Darkstripe feeding his own half-sister—who was just a kit at the time, mind you—deathberries to keep her quiet about his upcoming betrayal.
Ashfur trying to murder Squirrelflight's father and adopted children to get back at her, over being dumped.
Thistleclaw crosses it when he orders Tigerstar (his apprentice) to maul the kitten named Tiny (later Scourge)...and egged him on. This sets Scourge firmly on his dark path of revenge against Tigerstar.
In A Vision Of Shadows, Darktail crosses it when he murders a defenseless SkyClan warrior named Mistfeather. But he also crosses this earlier in Hawkwing's Journey, where he leads his rogues to attack the gorge and personally kills Hawkwing's father Sharpclaw.
In Wayside School Gets a Little Stranger, Mr. Gorf stole the kids' voices using his third nostril. He crossed it when he used Rondi's voice to tell her mother how much she hated her. He does the same to Joe's mother and would have called Leslie's as well had Miss Mush not intervened.
In the Wolves of Mercy Falls Series, Sam's parents slashed his wrists in the bathtub in hopes of killing him since he couldn't control being a werewolf.
The Libertines in 120 Days of Sodom are perhaps the most sadistic characters in classical literature. They kidnap several people, including their own daughters, and subject them to 120 days of violent, nightmarish psychological, physical, and sexual torture just For the Evulz. They go as far as to disembowel pregnant women and maim their own daughters violently, and the author treats the characters as heroes with minor quirks!
The author in question is none other than the Marquis de Sade, whose very name gave us the very word "sadism." (For good cause, he himself was a serial rapist.) And there's quite a bit more where that came from — in the Sade novel Philosophy in the Bedroom, Eugenie crosses the Horizon with the horrors that she, Dolmance and the other libertines visit upon her own mother, Madame de Mistival, who came to try to rescue her from her corruption, up to and including having her raped by a man with syphillis and then sewing her genitals shut so that the polluted seed will be kept inside, which will most likely lead to her death.
Rosenschiöld seems to have crossed it already before the story starts (he murdered one of wives and drove another wife to suicide), but he definately crosses it when he rapes and nearly kills Beatrice (his third wife) already on their wedding night.

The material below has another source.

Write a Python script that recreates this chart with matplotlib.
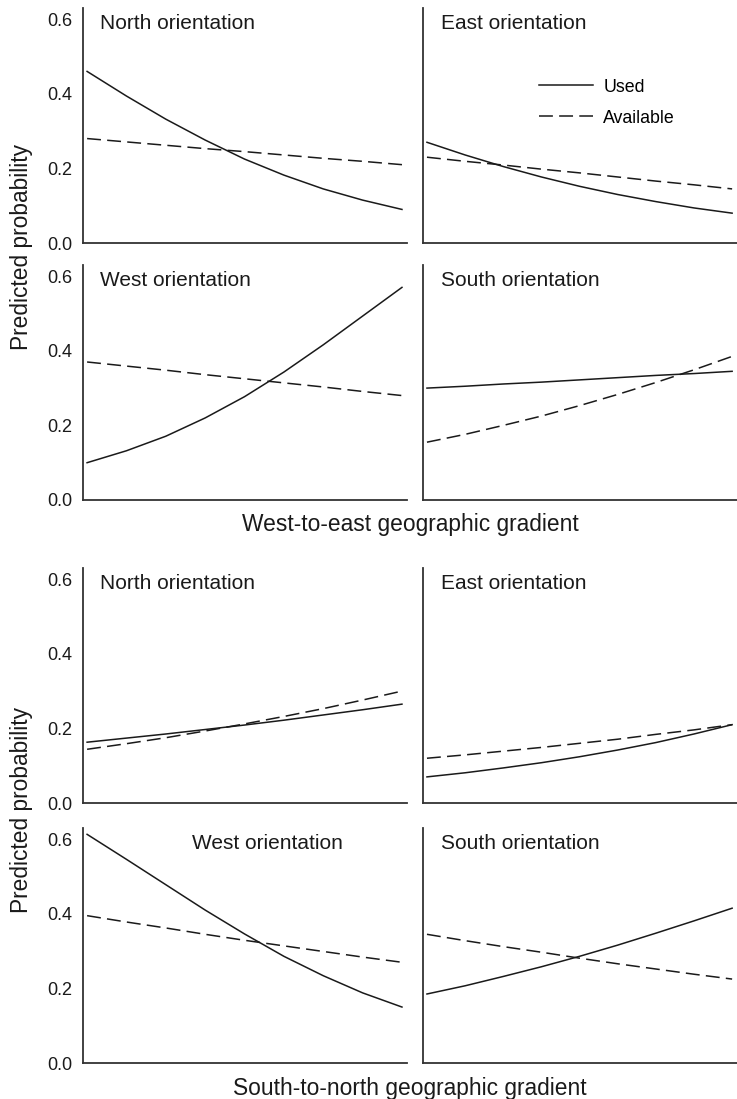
import numpy as np
import matplotlib.pyplot as plt

plt.rcParams['font.family'] = ['Liberation Sans', 'DejaVu Sans']
plt.rcParams['lines.scale_dashes'] = False

# position along each geographic gradient (scaled 0-1)
grad = [0, 0.125, 0.25, 0.375, 0.5, 0.625, 0.75, 0.875, 1]

# west-to-east gradient
we_north_used = [0.460, 0.394, 0.332, 0.276, 0.225, 0.182, 0.145, 0.115, 0.090]
we_north_avail = [0.280, 0.271, 0.262, 0.253, 0.245, 0.236, 0.227, 0.219, 0.210]
we_east_used = [0.270, 0.236, 0.205, 0.177, 0.152, 0.130, 0.111, 0.094, 0.080]
we_east_avail = [0.230, 0.219, 0.209, 0.198, 0.188, 0.177, 0.166, 0.156, 0.145]
we_west_used = [0.100, 0.132, 0.171, 0.220, 0.277, 0.343, 0.416, 0.493, 0.570]
we_west_avail = [0.370, 0.359, 0.348, 0.336, 0.325, 0.314, 0.303, 0.291, 0.280]
we_south_used = [0.300, 0.305, 0.311, 0.316, 0.322, 0.328, 0.334, 0.339, 0.345]
we_south_avail = [0.155, 0.176, 0.200, 0.225, 0.253, 0.283, 0.315, 0.349, 0.385]

# south-to-north gradient
sn_north_used = [0.163, 0.174, 0.185, 0.197, 0.209, 0.222, 0.236, 0.250, 0.265]
sn_north_avail = [0.144, 0.159, 0.175, 0.193, 0.212, 0.232, 0.253, 0.276, 0.300]
sn_east_used = [0.070, 0.081, 0.094, 0.108, 0.124, 0.142, 0.162, 0.185, 0.210]
sn_east_avail = [0.120, 0.129, 0.139, 0.149, 0.160, 0.171, 0.184, 0.196, 0.210]
sn_west_used = [0.613, 0.546, 0.478, 0.410, 0.346, 0.286, 0.234, 0.188, 0.150]
sn_west_avail = [0.395, 0.378, 0.362, 0.345, 0.329, 0.314, 0.299, 0.284, 0.270]
sn_south_used = [0.185, 0.207, 0.232, 0.258, 0.286, 0.316, 0.348, 0.381, 0.415]
sn_south_avail = [0.345, 0.328, 0.312, 0.297, 0.281, 0.266, 0.252, 0.238, 0.225]

yticks = [0.0, 0.2, 0.4, 0.6]

W, H = 737, 1099
fig = plt.figure(figsize=(W / 100, H / 100), dpi=100)

# panel boxes in pixels: left, top, right, bottom
cols = [(83, 407), (423, 737)]
rows = [(8, 243), (265, 500), (568, 803), (828, 1063)]

panels = [
    (0, 0, 'North orientation', we_north_used, we_north_avail, 17),
    (0, 1, 'East orientation', we_east_used, we_east_avail, 18),
    (1, 0, 'West orientation', we_west_used, we_west_avail, 17),
    (1, 1, 'South orientation', we_south_used, we_south_avail, 18),
    (2, 0, 'North orientation', sn_north_used, sn_north_avail, 17),
    (2, 1, 'East orientation', sn_east_used, sn_east_avail, 18),
    (3, 0, 'West orientation', sn_west_used, sn_west_avail, 109),
    (3, 1, 'South orientation', sn_south_used, sn_south_avail, 18),
]

ink = '#1a1a1a'
for r, c, title, used, avail, tx in panels:
    x0, x1 = cols[c]
    t, b = rows[r]
    ax = fig.add_axes([x0 / W, 1 - b / H, (x1 - x0) / W, (b - t) / H])
    ax.plot(grad, used, color=ink, lw=1.1, label='Used')
    ax.plot(grad, avail, color=ink, lw=1.1, linestyle=(0, (10, 4.5)), label='Available')
    ax.set_xlim(-0.013, 1.016)
    ax.set_ylim(0, 0.63)
    ax.set_xticks([])
    if c == 0:
        ax.set_yticks(yticks)
        ax.set_yticklabels(['%.1f' % v for v in yticks])
    else:
        ax.set_yticks([])
    ax.tick_params(axis='y', length=0, pad=8, labelsize=13, labelcolor=ink)
    for s in ['top', 'right']:
        ax.spines[s].set_visible(False)
    for s in ['left', 'bottom']:
        ax.spines[s].set_linewidth(1.3)
        ax.spines[s].set_color('#333333')
    ax.annotate(title, xy=(0, 1), xycoords='axes fraction',
                xytext=(tx * 0.72, -4), textcoords='offset points',
                ha='left', va='top', fontsize=15, color=ink)
    if r == 0 and c == 1:
        ax.legend(loc='upper left', bbox_to_anchor=(0.37, 0.70), frameon=False,
                  fontsize=12.8, handlelength=3.0, handletextpad=0.6,
                  labelspacing=0.8, borderpad=0, borderaxespad=0)

fig.text(410 / W, 1 - 525 / H, 'West-to-east geographic gradient',
         ha='center', va='center', fontsize=16.4, color=ink)
fig.text(410 / W, 1 - 1088 / H, 'South-to-north geographic gradient',
         ha='center', va='center', fontsize=16.4, color=ink)
fig.text(22 / W, 1 - 247 / H, 'Predicted probability', rotation=90,
         ha='center', va='center', fontsize=16.4, color=ink)
fig.text(22 / W, 1 - 810 / H, 'Predicted probability', rotation=90,
         ha='center', va='center', fontsize=16.4, color=ink)

fig.savefig('out.png', dpi=100)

It's hard to tell when Wilhelm and Edvard crossed it because they have so many potential moments. Wilhelm does cruel things like locking Beatrice in a room for a week with no food, and later on beating her almost to death. Edvard makes a fourteen-year-old girl pregnant, then abandons her and shows no remorse when she dies after a butchered abortion. Both of them together force Beatrice into marriage with Rosenschiöld, despite knowing she would suffer. They definately cross it though when they show Beatrice no sympathy after she's raped and nearly killed on her wedding night.
Queen Scarlet of the SkyWings crosses this very early in the series, in The Dragonet Prophecy when she murders Dune, one of the guardians of the Dragonets Of Destiny.
Blister finally crosses this in The Brightest Night, by siccing two dragonbite vipers (a venomous snake whose poison can kill dragons) on Burn. Burn had already anticipated the first one and killed it...but she didn't count on the second one, so it kills her easily. Some argue that she crossed it even earlier in The Dragonet Prophecy, where she slashes Kestrel's throat and tosses her body into the ocean.
Burn herself crosses this in the prologue of the first book (The Dragonet Prophecy), where she snatches the SkyWing egg that Hvitur is carrying, deliberately drops the egg into a gorge, and then has Hvitur murdered.
Anemone comes very close to crossing it in Talons Of Power, due to being Drunk with Power. But a battle with her brother Turtle (who's also an animus dragon like Anemone) convinces her that Darkstalker (who encouraged her to use her powers a lot) isn't as good as she thought he was.
In The Divine Comedy, betraying one's guests is immediately unforgivable In-Universe — such sinners are immediately sent to Ptolomea even though they're still alive, with a demon inhabiting their body until their death.